The Benidorm International Song Festival (), until 2004 simply Benidorm Song Festival (), was an annual song contest held in the city of Benidorm, Spain. The contest, based on the Italian Sanremo Music Festival, was created to promote Benidorm and Spanish music.

It originally ran from 1959 to 2006 (except in 1979, 1984 and from 1986 to 1992, when it was not held) and used to take place in the summer. After 2006, it did not take place again through 2021, when a revamped version of the festival, under the name Benidorm Fest, was announced by Radiotelevisión Española (RTVE) and the Generalitat Valenciana to serve as the platform to select the  for the Eurovision Song Contest, starting in 2022.

The festival has undergone considerable modifications over the years, for example in the prizes. In 2004, it went from national to international. The contest was usually broadcast on television by REM (1959), TVE (1960–1985, 1997–2005), Telecinco (1993–1996) or Canal Nou (1997–2006).

History
In 1958, the idea of holding a Spanish summer song festival like what had been done in Sanremo, Italy, since 1951 (Sanremo Music Festival) came up. This event took place in the Benidorm kiosk El Tío Quico, where the mayor of the city, Pedro Zaragoza, the writer and journalist Carlos Villacorta, director of the press office of the General Secretariat of the Movement, and the journalist  were present. In July 1959, the first edition of an event called the Festival Español de la Canción de Benidorm ("Spanish Song Festival of Benidorm") was held, organised by the  (REM) (Movement Station Network) from the city's Manila Park.

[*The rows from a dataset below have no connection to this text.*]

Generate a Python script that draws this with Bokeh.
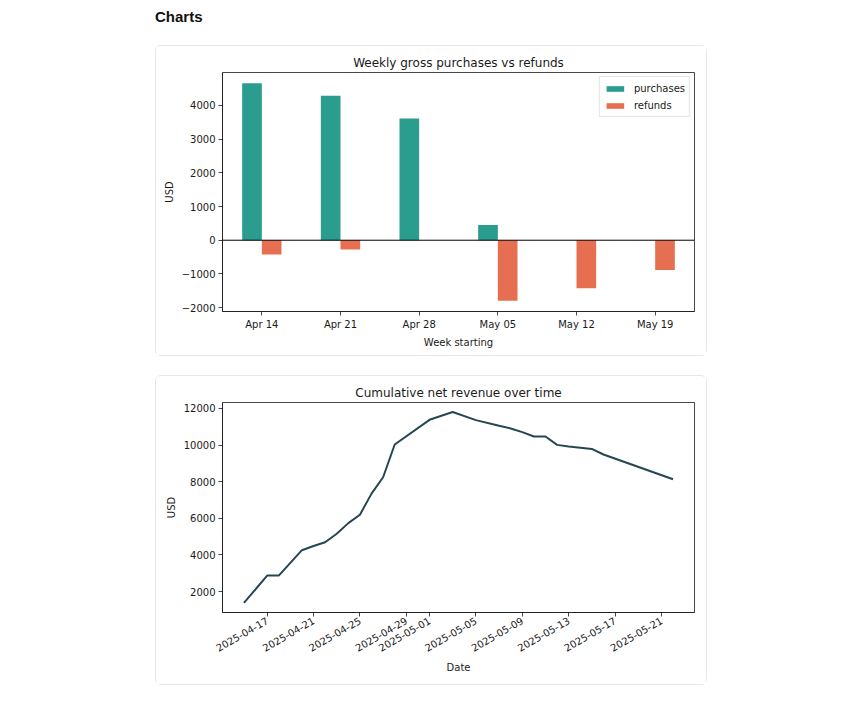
import math
import numpy as np
import pandas as pd
from bokeh.plotting import figure
from bokeh.models import (Range1d, FixedTicker, Span, Legend, LegendItem,
                          CustomJSTickFormatter, DatetimeTickFormatter, Div)
from bokeh.layouts import column
from bokeh.embed import file_html
from bokeh.resources import INLINE

# ---------------- data ----------------
week_labels = ["Apr 14", "Apr 21", "Apr 28", "May 05", "May 12", "May 19"]
purchases = [4653, 4287, 3614, 455, 0, 0]
refunds = [-426, -277, 0, -1792, -1426, -881]

cum_dates = ["2025-04-15", "2025-04-17", "2025-04-18", "2025-04-20", "2025-04-21",
             "2025-04-22", "2025-04-23", "2025-04-24", "2025-04-25", "2025-04-26",
             "2025-04-27", "2025-04-28", "2025-05-01", "2025-05-03", "2025-05-05",
             "2025-05-07", "2025-05-08", "2025-05-09", "2025-05-10", "2025-05-11",
             "2025-05-12", "2025-05-13", "2025-05-15", "2025-05-16", "2025-05-22"]
cum_net = [1382, 2876, 2876, 4261, 4490,
           4698, 5158, 5738, 6198, 7348,
           8240, 10030, 11376, 11800, 11360,
           11048, 10905, 10703, 10467, 10467,
           10008, 9920, 9789, 9482, 8130]
date_ticks = ["2025-04-17", "2025-04-21", "2025-04-25", "2025-04-29", "2025-05-01",
              "2025-05-05", "2025-05-09", "2025-05-13", "2025-05-17", "2025-05-21"]

TEAL = "#2a9d8f"
ORANGE = "#e76f51"
LINE = "#264653"
FONT = "DejaVu Sans"
TXT = "#1a1a1a"
CARD = {"border": "1px solid #e6e6e6", "border-radius": "6px", "background-color": "white"}


def style_axes(p):
    for ax in (p.xaxis[0], p.yaxis[0]):
        ax.axis_line_color = TXT
        ax.axis_line_width = 0.8
        ax.major_tick_line_color = TXT
        ax.major_tick_line_width = 0.8
        ax.major_tick_out = 4
        ax.major_tick_in = 0
        ax.minor_tick_line_color = None
        ax.major_label_text_font = FONT
        ax.major_label_text_font_size = "10px"
        ax.major_label_text_color = TXT
        ax.major_label_standoff = 3
        ax.axis_label_text_font = FONT
        ax.axis_label_text_font_size = "10px"
        ax.axis_label_text_font_style = "normal"
        ax.axis_label_text_color = TXT
        ax.axis_label_standoff = 4
    p.grid.visible = False
    p.outline_line_color = TXT
    p.outline_line_width = 0.8
    p.title.text_font = FONT
    p.title.text_font_size = "12px"
    p.title.text_font_style = "normal"
    p.title.text_color = TXT
    p.title.align = "center"
    p.title.standoff = 5


# ---------------- chart 1: weekly bars ----------------
idx = np.arange(len(week_labels))
ymin1 = min(min(refunds), 0)
ymax1 = max(purchases)
span1 = ymax1 - ymin1

p1 = figure(width=552, height=311, output_backend="svg", toolbar_location=None,
            x_range=Range1d(-0.5, len(week_labels) - 0.5),
            y_range=Range1d(ymin1 - 0.05 * span1, ymax1 + 0.05 * span1),
            title="Weekly gross purchases vs refunds",
            min_border_left=66, min_border_right=14, min_border_top=26, min_border_bottom=46,
            styles=CARD, margin=(0, 0, 0, 0))

r1 = p1.vbar(x=idx - 0.125, top=purchases, width=0.25, fill_color=TEAL, line_color=None)
r2 = p1.vbar(x=idx + 0.125, top=refunds, width=0.25, fill_color=ORANGE, line_color=None)
p1.add_layout(Span(location=0, dimension="width", line_color="black", line_width=1))

style_axes(p1)
p1.xaxis.ticker = FixedTicker(ticks=list(idx))
p1.xaxis.major_label_overrides = {int(i): lab for i, lab in zip(idx, week_labels)}
p1.xaxis.axis_label = "Week starting"
p1.yaxis.axis_label = "USD"
p1.yaxis.ticker = FixedTicker(ticks=[-2000, -1000, 0, 1000, 2000, 3000, 4000])
p1.yaxis.formatter = CustomJSTickFormatter(
    code="return tick < 0 ? '\u2212' + Math.abs(tick) : String(tick);")

legend = Legend(items=[LegendItem(label="purchases", renderers=[r1]),
                       LegendItem(label="refunds", renderers=[r2])],
                location="top_right", margin=4, padding=4, spacing=3,
                glyph_width=22, glyph_height=7, label_height=14, label_standoff=8,
                label_text_font=FONT, label_text_font_size="10px", label_text_color=TXT,
                border_line_color="#cccccc", border_line_width=1,
                background_fill_color="white", background_fill_alpha=0.8)
p1.add_layout(legend)

# ---------------- chart 2: cumulative line ----------------
dts = pd.to_datetime(cum_dates)
d0, d1 = dts.min(), dts.max()
dpad = (d1 - d0) * 0.05
ymin2, ymax2 = min(cum_net), max(cum_net)
span2 = ymax2 - ymin2

p2 = figure(width=552, height=310, output_backend="svg", toolbar_location=None,
            x_axis_type="datetime",
            x_range=Range1d(d0 - dpad, d1 + dpad),
            y_range=Range1d(ymin2 - 0.05 * span2, ymax2 + 0.05 * span2),
            title="Cumulative net revenue over time",
            min_border_left=64, min_border_right=14, min_border_top=26, min_border_bottom=74,
            styles=CARD, margin=(0, 0, 0, 0))
p2.line(x=dts, y=cum_net, line_color=LINE, line_width=2)

style_axes(p2)
tick_ms = [int(pd.Timestamp(d).value // 10**6) for d in date_ticks]
p2.xaxis.ticker = FixedTicker(ticks=tick_ms)
fmt = "%Y-%m-%d"
p2.xaxis.formatter = DatetimeTickFormatter(days=fmt, months=fmt, years=fmt, hours=fmt,
                                           hourmin=fmt, minutes=fmt)
p2.xaxis.major_label_orientation = math.pi / 6
p2.xaxis.axis_label = "Date"
p2.yaxis.axis_label = "USD"
p2.yaxis.ticker = FixedTicker(ticks=[2000, 4000, 6000, 8000, 10000, 12000])

# ---------------- page ----------------
head = Div(text="Charts", width=552, height=18, margin=(8, 0, 0, 0),
           styles={"font-family": "Liberation Sans, Arial, sans-serif", "font-size": "15px",
                   "font-weight": "bold", "color": "#111", "line-height": "17px"})

page = column(head, p1, p2, spacing=19, margin=(0, 0, 0, 155))

open("out.html", "w").write(file_html(page, INLINE))
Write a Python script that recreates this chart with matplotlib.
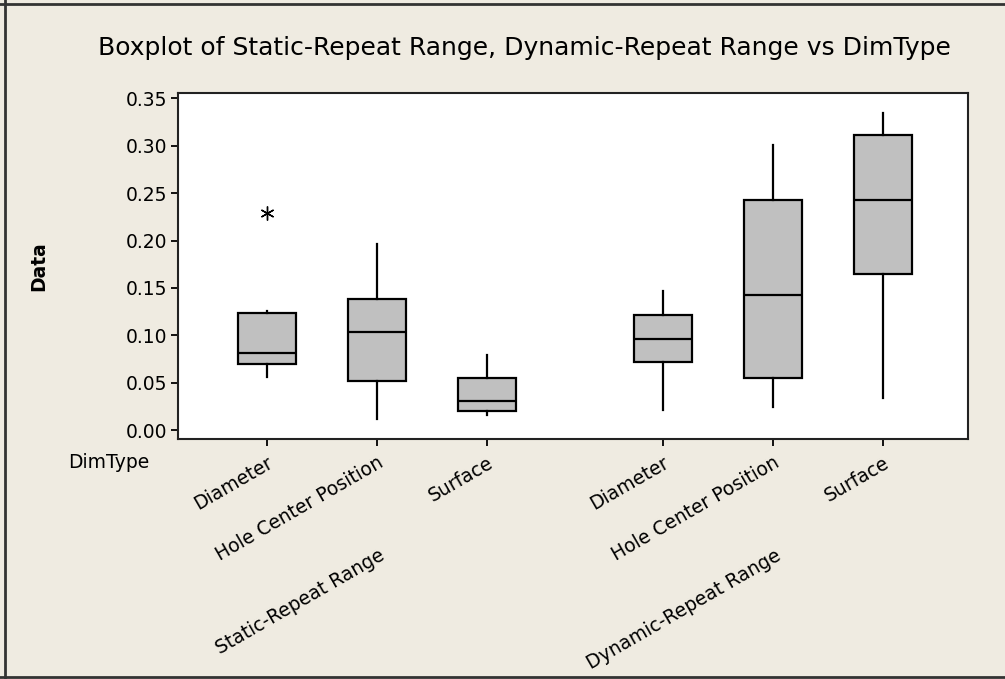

The mechanics of the festival during the first editions (from 1959 to 1971) consisted of presenting the songs in double versions, as was usual in the song festivals of the moment, including Sanremo. The victory of the song "Un telegrama" and its huge success in Spain at the time guaranteed the continuity of the festival in Benidorm, despite the fact that some cities in the south of Spain tried to take over the organisation of the festival. During this period, the greatest hits in the history of the festival took place, such as "Comunicando", "Quisiera ser", "Tu loca juventud", "La vida sigue igual" and "Amor amargo". It also featured the participation of emerging personalities of Spanish light song, such as Dúo Dinámico, Raphael, Bruno Lomas, Joe y Luis, Michel, Los Gritos and Julio Iglesias. In addition, although it was not their catapult to success, during these years artists such as Karina, Víctor Manuel, Lolita Garrido and Manolo Otero performed. Also, Rosa Morena, who was already enjoying success abroad before her consecration in Spain, participated.

On the other hand, the period between 1972 and 1985 marked a certain decline of the festival. The press repeated year after year that the quality of the songs was descending and in fact, during these years, the festival only released the hit "Soledad", by Emilio José and awarded prizes to soloists such as Eduardo Rodrigo, Mochi, Juan Camacho or Dyango and composers such as Juan Pardo, Dúo Dinámico or El Lute. Other contenders were Betty Missiego, Braulio, Tito Mora, José Vélez, the actress Beatriz Carvajal, Nydia Caro, Andrés Caparrós, José María Bacchelli or Tino Casal. The changes in the musical and audiovisual panorama brought about by the political transition led to a growing lack of interest in the festival. The non celebration of the 1979 and 1984 editions and experimental editions in 1983 (non-competitive) and 1985 (which searched for a younger audience, inviting pop-rock groups such as Alphaville, Seguridad Social or Aerolíneas Federales) failed to raise the interest of the public, which led to the cancellation of the festival from 1986 to 1992.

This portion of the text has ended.